Casino Operator Olympia Gaming Hit By Cybersecurity Breach

Erik Gibbs

cyber hacker

Olympia Gaming, the Nevada-based casino operator behind Legends Bay in Sparks and Casino Fandango in Carson City, has become one of the latest victims of a cybersecurity breach. Local NBC affiliate KRNV disclosed this week that certain systems within its operations were compromised, though the full extent of the attack remains unclear.

Olympia Gaming said that it has acted to contain the breach and prevent further damage and that it has implemented immediate measures to secure its systems. However, specific details about the scope of the attack and the potential data affected have not been disclosed.

To navigate this complex situation, Olympia Gaming is collaborating with national external cybersecurity specialists. These experts, which Olympia didn’t name, are tasked with identifying the perpetrators and assessing the overall impact of the cyberattack.

This incident at Olympia Gaming is part of a troubling trend of cyberattacks targeting casino operators. Notably, MGM Resorts and Caesars Entertainment are two of the more recent victims of similar breaches.

The infamous hacker group Scattered Spider is allegedly behind these high-profile attacks. It has claimed attacks on more than 45 U.S.-based companies, allegedly receiving millions of dollars in payouts.

Scattered Spider leader nabbed

This week, significant progress was made in the investigation into Scattered Spider’s activities. A 22-year-old alleged leader from the U.K., who authorities have not identified publicly, was apprehended in Spain.

Authorities captured him at Palma de Mallorca airport as he was about to board a flight to Italy, acting on a tip-off from the FBI. There are possibilities that this individual could face extradition to the U.S. to stand trial for his alleged crimes.

The crackdown on Scattered Spider began earlier this year. In January, 19-year-old Noah Michael Urban, another suspected member of the group, was arrested. It isn’t clear if he may have given up information that led to the arrest of the ringleader.

It’s believed that the individual could have had access to over $27 million in cryptocurrency, although that was only a portion of what Scattered Spider may have collected over the course of its activities. MGM didn’t pay a ransom; however, Caesars, after initial denials, ultimately admitted that it handed over $15 million.

The arrest of the two individuals may hinder Scattered Spider’s capabilities, but probably not for long. Cybersecurity expert and ReliaQuest Senior VP of Security Operations Michael McPherson recently warned, “While this uncertainty persists, the group’s activities will likely result in a short-term reduction in their output. However, if the international law enforcement is unable to sustain this pressure on the group by conducting follow-on arrests it is likely that the group will view the arrest merely as a speed bump and either move forward under new leadership or restart their operations.”

MGM battles the FTC

The attack on MGM Resorts has also drawn significant regulatory scrutiny. The Federal Trade Commission (FTC) has launched an investigation to determine whether MGM took sufficient measures to protect its customers’ personal information and ensure the security of its systems.

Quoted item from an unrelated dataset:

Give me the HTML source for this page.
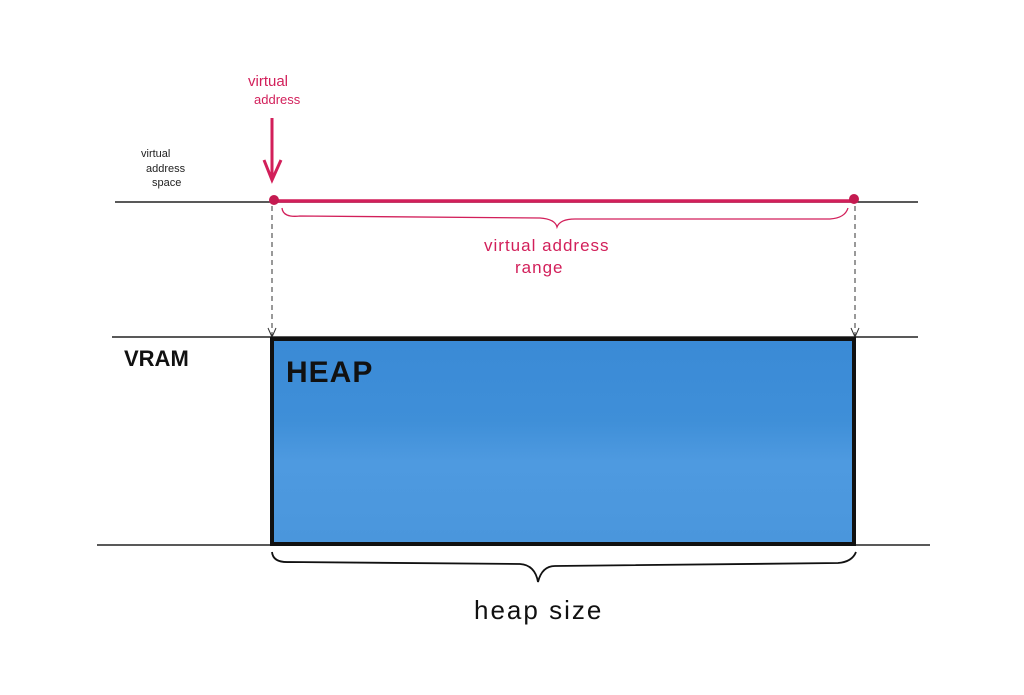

However, MGM’s response to this investigation has been less than cooperative. Now, the FTC has filed a request through federal court to compel MGM to comply with its Civil Investigative Demand (CID). The CID is a legal mechanism that allows the FTC to gather necessary information during its investigations.

By filing a petition, the FTC is asking a judge to mandate that MGM provide the requested documents and details concerning the cyberattack. MGM has been unyielding in its resistance to the FTC’s efforts, going so far as to sue the FTC to try to stop its investigation. The company has argued that the agency has no jurisdiction in the matter since it is not a financial institution.